Halley and Remer Point Out Common Mistakes Made by Small and New Business Owners

Halley and Remer Point Out Common Mistakes Made by Small and New Business Owners

Two experts in the field of financial planning and taxes, Kayce Halley and Donna Remer, who have worked with lots of businesses told about the common mistakes that new and small business owners make. Halley is a tax partner at Eide Bailly, while Donna is the owner of Remer accounting PC.

These are some of the common mistakes that these business owners make, according to the duo.

Entrepreneurs are often the passionate lot who work towards implementing an idea, but often they are not strong on numbers or the financial aspect of the business. Thus, they need to find someone with strong business sense so that while they are working on their passion they don’t falter on the financial front.

Often the new businesses get too optimistic or they try to grow too soon taking decisions on their own without proper legal consultation. Once you grow, you need dedicated people to take care of the business needs like an accountant or a payroll provider, an attorney and tax consultants.

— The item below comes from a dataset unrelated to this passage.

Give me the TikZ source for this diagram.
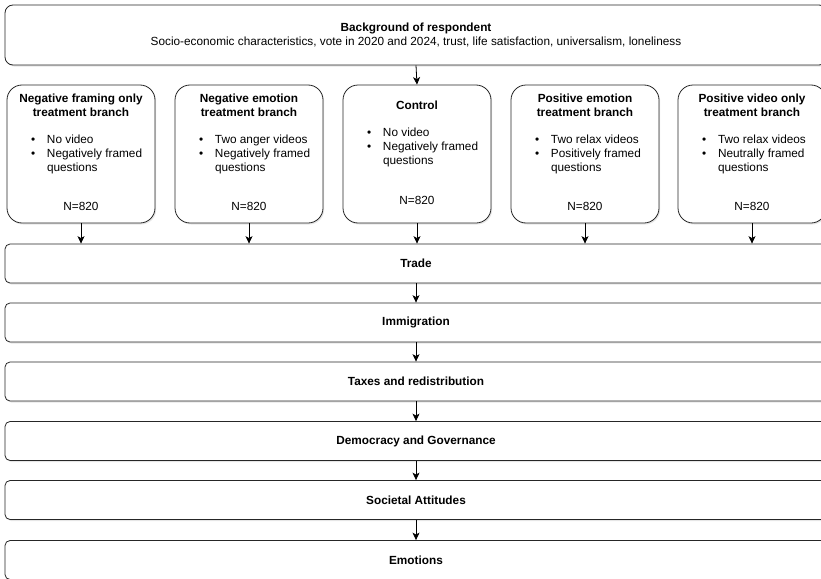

If you start a business without proper planning, it is bound to fail. You should have adequate capital to take care of all your financial needs till the time breakeven point is achieved. There should be contingency funds available to you because in real time scenario things can go wrong anytime.

 

In business, all decisions should be taken keeping the business in focus. Spending money to reduce tax liability should never be the main aim especially at the end of the year when taxes are to be filed.

Often people don’t distinguish between revenue and profit. Using business income for personal activities is a sure shot recipe for failure. Proper records of expenses and income should be maintained and personal expenses should be met only from the net profit and not the revenue.

The most common mistake that owners make is to quote employees as independent contractors. “If an employee is misclassified as an independent contractor, a small business is at risk for employment taxes — for both the employee and employer — plus interest and penalty related to the compensation of the misclassified employee”, clarifies Halley.

Also, if you are doing business in areas that are close to state borders then you need to ensure that your employees who live across the borders are also reported for tax purposes. This point by Remer is especially applicable to people operating from the areas like Minnesota, Grand Forks, Fargo and Moorhead etc.

Sometimes the entrepreneurs either underpay or overpay themselves. They should fix a proper salary for themselves keeping in mind their experience, efforts, and their market value.